Cheap rent still exists in Victoria but you have to be lucky to find it and accept the quirks that keep the price down — then stay put.
Tyrel, a UVic student who has been living in Victoria for two years, found his current rental last May — the time when many students leave the city and the pickings for shared housing is at its best. Tyrel decided not to go home for the summer so he could keep his place. One could hardly blame him; the rent is under $300 per month.
Tyrel shares a house in the Hillside area with five roommates, a number that breaks a city bylaw restricting the legal number of unrelated people sharing a unit to four.
Besides the crammed kitchen, there is plenty of room for everybody to spread out. There are several common rooms, including one with a pool table and another with a wide-screen TV. The place has been a student house for over a decade, and Tyrel says people often visit and tell him they used to know somebody who lived there or that they’d partied there before.
Some call Tyrel’s room the “Bat Cave” for its location in a dark corner of the basement. Former residents used it as a smoking room though its intended function was probably a closet or pantry. Standing at 5’11, Tyrel has to duck past the low entrance to his room (or knock his head on it when drunk). Inside, if he were two inches taller his hair would brush the ceiling. There isn’t room for more than a queen-size bed and a square grade-school desk that doubles as a nightstand. The room itself is smaller than a res room.
“It’s okay,” Tyrel said. “I chose this room.
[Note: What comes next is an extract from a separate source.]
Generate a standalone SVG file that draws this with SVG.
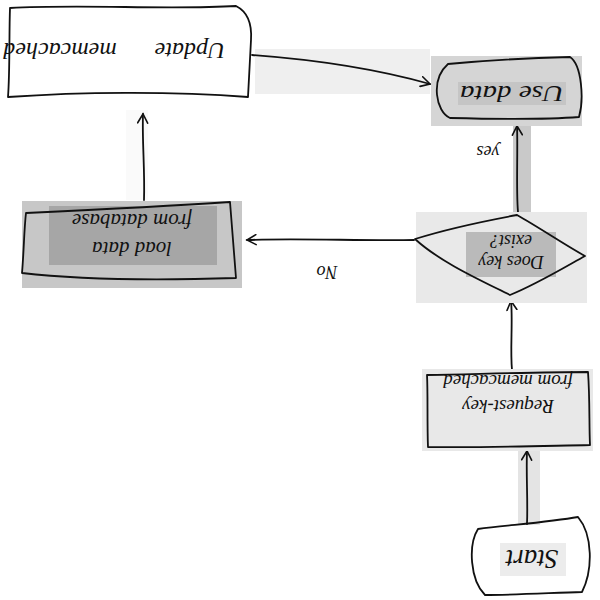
<svg xmlns="http://www.w3.org/2000/svg" width="600" height="600" viewBox="0 0 600 600">
<style>
.ln{fill:none;stroke:#111;stroke-width:1.8;stroke-linecap:round;stroke-linejoin:round}
.tx{font-family:"Liberation Serif",serif;font-style:italic;fill:#111;text-anchor:middle}
</style>
<defs>
<marker id="ah" viewBox="0 0 12 12" refX="10" refY="6" markerWidth="12" markerHeight="12" markerUnits="userSpaceOnUse" orient="auto">
<path d="M1,1 L10,6 L1,11" fill="none" stroke="#111" stroke-width="1.6" stroke-linecap="round"/>
</marker>
</defs>
<rect width="600" height="600" fill="#fff"/>
<g id="highlights">
<rect x="255" y="49" width="175" height="45" fill="#efefef"/>
<rect x="513" y="125" width="18" height="90" fill="#c9c9c9"/>
<rect x="518" y="450" width="22" height="75" fill="#e4e4e4"/>
<rect x="126" y="110" width="22" height="90" fill="#fafafa"/>
</g>
<g id="connectors">
<path class="ln" d="M252,55 C320,60 380,70 430,84" marker-end="url(#ah)"/>
<path class="ln" d="M518,212 C516,190 518,150 517,126" marker-end="url(#ah)"/>
<path class="ln" d="M414,240 C360,241 300,238 247,240" marker-end="url(#ah)"/>
<path class="ln" d="M144,200 C145,170 142,140 143,114" marker-end="url(#ah)"/>
<path class="ln" d="M512,370 C510,350 513,320 511,301" marker-end="url(#ah)"/>
<path class="ln" d="M527,524 C528,500 526,475 527,451" marker-end="url(#ah)"/>
<text class="tx" font-size="18" transform="rotate(180 488 152)" x="488" y="158">yes</text>
<text class="tx" font-size="18" transform="rotate(180 327 272)" x="327" y="278">No</text>
</g>
<g id="update">
<path class="ln" d="M10,8 C80,4 170,10 236,6 C248,12 252,25 251,40 C250,60 249,80 248,97 C170,91 80,92 8,97 C10,70 9,35 10,8 Z"/>
<text class="tx" font-size="24" transform="rotate(180 117 50)" y="57"><tspan x="47">Update</tspan> <tspan x="174">memcached</tspan></text>
</g>
<g id="usedata">
<rect x="431" y="56" width="151" height="70" fill="#d5d5d5"/>
<rect x="458" y="82" width="108" height="23" fill="#c5c5c5"/>
<path class="ln" d="M448,64 C490,60 530,58 570,57 C582,65 584,100 579,117 C540,120 490,119 450,118 C436,112 430,80 448,64 Z"/>
<text class="tx" font-size="23" transform="rotate(180 512 93)" x="512" y="100" textLength="104" lengthAdjust="spacingAndGlyphs">Use data</text>
</g>
<g id="decision">
<rect x="416" y="212" width="171" height="91" fill="#e9e9e9"/>
<rect x="466" y="232" width="90" height="45" fill="#bababa"/>
<path class="ln" d="M415,239 C450,228 490,220 517,215 C540,228 565,245 585,256 C560,270 535,285 510,295 C480,280 440,262 415,239 Z"/>
<text class="tx" font-size="18" transform="rotate(180 511 254)" x="511" y="252">
<tspan x="511">Does key</tspan><tspan x="511" dy="21">exist?</tspan></text>
</g>
<g id="loaddata">
<rect x="22" y="201" width="220" height="87" fill="#c7c7c7"/>
<rect x="49" y="206" width="168" height="59" fill="#a6a6a6"/>
<path class="ln" d="M26,213 C90,210 170,206 230,202 C232,230 234,255 236,278 C170,280 90,281 22,273 C24,250 24,230 26,213 Z"/>
<text class="tx" font-size="21" transform="rotate(180 132 237)" x="132" y="232">
<tspan x="132">load data</tspan><tspan x="132" dy="28">from database</tspan></text>
</g>
<g id="request">
<rect x="422" y="369" width="171" height="82" fill="#e8e8e8"/>
<path class="ln" d="M427,375 C480,374 540,372 588,372 C590,400 589,425 590,445 C540,446 480,448 428,447 C427,420 428,395 427,375 Z" fill="#dedede"/>
<text class="tx" font-size="19" transform="rotate(180 508 398)" x="508" y="396">
<tspan x="508">Request-key</tspan><tspan x="508" dy="25">from memcached</tspan></text>
</g>
<g id="start">
<rect x="500" y="543" width="66" height="33" fill="#ececec"/>
<path class="ln" d="M478,529 C510,525 550,522 578,517 C593,535 593,570 582,592 C550,593 510,595 485,595 C470,580 468,545 478,529 Z"/>
<text class="tx" font-size="27" transform="rotate(180 532 559)" x="532" y="568">Start</text>
</g>
</svg>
I don’t mind it.”
Steve left my apartment before he found a place to rent. His friend had an absentee roommate and agreed to let him stay in the abandoned room, then on a couch when the roommate returned.
I was glad to have my little apartment to myself again.
Every time I talked to Steve for the rest of the month he told me he was still looking for a place in earnest. He expanded his radius of interest, checking out a place in Burnside, despite not having a car. He looked at some apartments and shared houses far out of his ideal price range, but got no offers. He’s stopped laughing about the bad places. The hunt was serious.
Four days to the end of the month Steve contacted a friend whose family owns an apartment. While the building forbids renters, the two plan to fib and say they are brothers if ever confronted. A six-year age gap and matching blond hair makes the story believable.
Steve will move into a room that was an office in the small two-bedroom unit. With fewer connections, Steve said, he might be have been homeless this October.